══ Source material ══

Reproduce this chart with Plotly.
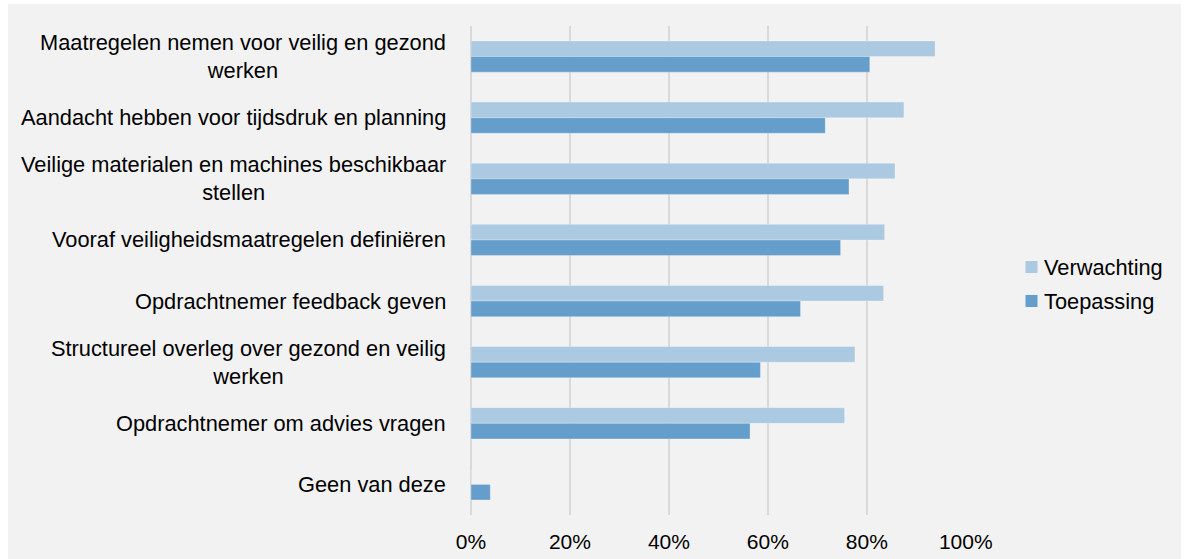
import plotly.graph_objects as go

categories = [
    "Maatregelen nemen voor veilig en gezond<br>werken",
    "Aandacht hebben voor tijdsdruk en planning",
    "Veilige materialen en machines beschikbaar<br>stellen",
    "Vooraf veiligheidsmaatregelen definiëren",
    "Opdrachtnemer feedback geven",
    "Structureel overleg over gezond en veilig<br>werken",
    "Opdrachtnemer om advies vragen",
    "Geen van deze",
]
series_names = ["Verwachting", "Toepassing"]
verwachting = [93.8, 87.5, 85.7, 83.6, 83.4, 77.6, 75.5, 0]
toepassing = [80.6, 71.6, 76.4, 74.7, 66.6, 58.5, 56.4, 3.9]
x_ticks = [0, 20, 40, 60, 80, 100]
x_ticklabels = ["0%", "20%", "40%", "60%", "80%", "100%"]

FONT = "Liberation Sans, Arial, sans-serif"
colors = ["#abc9e1", "#669ecb"]
LABEL_SIZE = 21.8

W, H = 1185, 567
L, R, T, B = 471, 219, 26, 52
PW, PH = W - L - R, H - T - B


def px2x(px):
    return (px - L) / PW


def px2y(py):
    return (H - B - py) / PH


fig = go.Figure()
for name, vals, col in zip(series_names, [verwachting, toepassing], colors):
    fig.add_trace(go.Bar(
        y=categories, x=vals, name=name, orientation="h",
        marker=dict(color=col, line=dict(color="rgba(255,255,255,0.35)", width=0.8)),
        showlegend=False,
    ))

# category labels, wrapped lines centred
annotations = []
for cat in categories:
    annotations.append(dict(
        x=px2x(448), xref="paper", y=cat, yref="y",
        text=cat, showarrow=False, xanchor="right", yanchor="middle",
        align="center",
        font=dict(family=FONT, size=LABEL_SIZE, color="#000000"),
    ))

shapes = [dict(
    type="rect", xref="paper", yref="paper",
    x0=px2x(8), x1=px2x(1181), y0=px2y(H), y1=px2y(4),
    fillcolor="#f2f2f2", line=dict(width=0), layer="below",
)]

# legend
legend_y = [267, 301]
for name, col, ly in zip(series_names, colors, legend_y):
    shapes.append(dict(
        type="rect", xref="paper", yref="paper",
        x0=px2x(1025.5), x1=px2x(1037.5), y0=px2y(ly + 6), y1=px2y(ly - 6),
        fillcolor=col, line=dict(width=0),
    ))
    annotations.append(dict(
        x=px2x(1042), xref="paper", y=px2y(ly + 0.5), yref="paper",
        text=name, showarrow=False, xanchor="left", yanchor="middle",
        font=dict(family=FONT, size=LABEL_SIZE, color="#000000"),
    ))

fig.update_layout(
    width=W, height=H,
    margin=dict(l=L, r=R, t=T, b=B, pad=0),
    paper_bgcolor="#ffffff",
    plot_bgcolor="#f2f2f2",
    barmode="group",
    bargap=0.49,
    bargroupgap=0,
    font=dict(family=FONT, size=21, color="#000000"),
    showlegend=False,
    annotations=annotations,
    shapes=shapes,
    xaxis=dict(
        range=[0, 100.05], tickvals=x_ticks, ticktext=x_ticklabels,
        showgrid=True, gridcolor="#d9d9d9", gridwidth=1.5,
        zeroline=True, zerolinecolor="#d9d9d9", zerolinewidth=1.5,
        showline=False, ticks="", ticklabelstandoff=12,
        tickfont=dict(family=FONT, size=21, color="#000000"),
        fixedrange=True,
    ),
    yaxis=dict(
        autorange="reversed", showticklabels=False, showgrid=False,
        zeroline=False, showline=False, ticks="", fixedrange=True,
    ),
)

fig.write_html(
    "out.html",
    config={"displayModeBar": False},
    post_script="document.body.style.margin='0';document.body.style.overflow='hidden';",
)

═══

* [Objective] Exactly as they appear, print the lines of the listing above from its first line through the line that contains "import plotly.graph_objects as go", minus the pictures.

* [Solution for this task]
Reproduce this chart with Plotly.
import plotly.graph_objects as go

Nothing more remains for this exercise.